やさしい父と不機嫌な母
やさしかった父は土日も仕事であまり家にいなかったので、その分私たちと話す時間を大切にしてくれる人でした。夜遅い帰宅でも、兄2人と私は「おかえりなさい」と言うためだけにパジャマで出迎えたものです。母はひとりで朝から晩まで子ども3人を世話していたので、疲れていたのかあまり笑顔を見たことがありません。思い出すのは不機嫌に私たちを怒る母の声とため息でした。
その後、兄2人はすでに独立し、家には私と父母だけになりました。ある日久しぶりに父と会話していたら母の話題になり、そこで私の小さいころから抱いていた違和感の理由がわかった出来事がありました。
私が大人になってわかったこと
それは、「母は一番に大切にされないと不満な人なのだ」ということでした。それなら幼少時代の記憶に合点がいきます。私は思春期のころから母と口論や冷戦を繰り返していたので、就職を機に家を出ました。思えば小さいころから母とは相性が良くなかったのでしょう。
私が家を出てから13年後、父は突然亡くなりました。数年前に定年退職の記念に書いた日記のような遺書を残していました。そこには子どもたち3人が独立した喜びと母への感謝、遺産のすべてを母に託すので、私たちに了承を促す内容がつづられていました。
父がいなくなって崩れた家族
上の兄は海外出張が多かったため、次兄が母を引き取ろうとしましたが、母は「ひとりで暮らすほうが気がラク。孫たちと暮らすのは自分には無理だ」と言い切り、上の兄が用意したマンションに引っ越し、兄2人の会社でパートを始めました。

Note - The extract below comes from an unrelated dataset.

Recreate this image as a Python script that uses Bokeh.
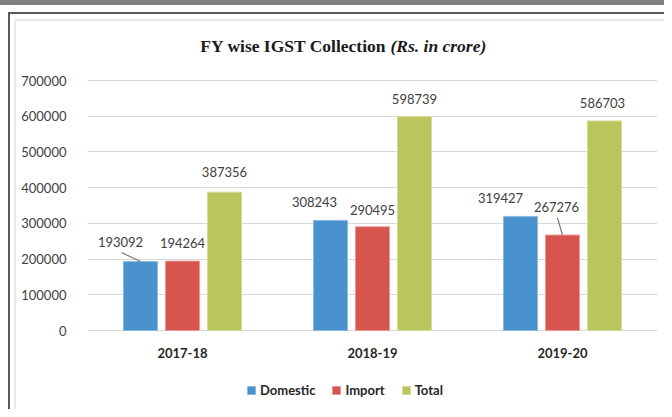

兄たちは身近に母がいるのですっかり安心し、仕事や自分たちの家庭と子どものことで頭がいっぱいに。母はそれがつまらないのか、ちょくちょく私に電話をしてくるようになりました。
その後、母は私に「娘がそばにいると心強い。こっちに帰ってきてお父さんが建てた家に住んでほしい」と何度も泣き言を言ってきました。家具も内装もそのまま残したいようです。私は母の近くに戻るのは嫌だったのですが、まずは食品や生活用品があふれ、手つかずで10年間ほったらかしの家の片付けに、新幹線を何度も使って通いました。
そして、再び住める状態になったころ、そこで母は初めて上の兄に話をしたらしく、突然兄から私に電話がありました。「母への仕送りはするのか?そこの家賃はいくら払うんだ? 母親の老後はお前がそこで見るのか?」と、まくしたてられたのです。それを母は、兄が自分のことを考えてくれている、と大満足している様子でした。私に言った泣き言なんてすっかりないかのように、兄には一切説明してなかったのです。
まとめ
その出来事があってから、私は母と上の兄との連絡を絶ちました。母の老後は上の兄が何とかするでしょう。そのときに次兄が巻き込まれないことを祈るばかりです。
※記事の内容は公開当時の情報であり、現在と異なる場合があります。記事の内容は個人の感想です。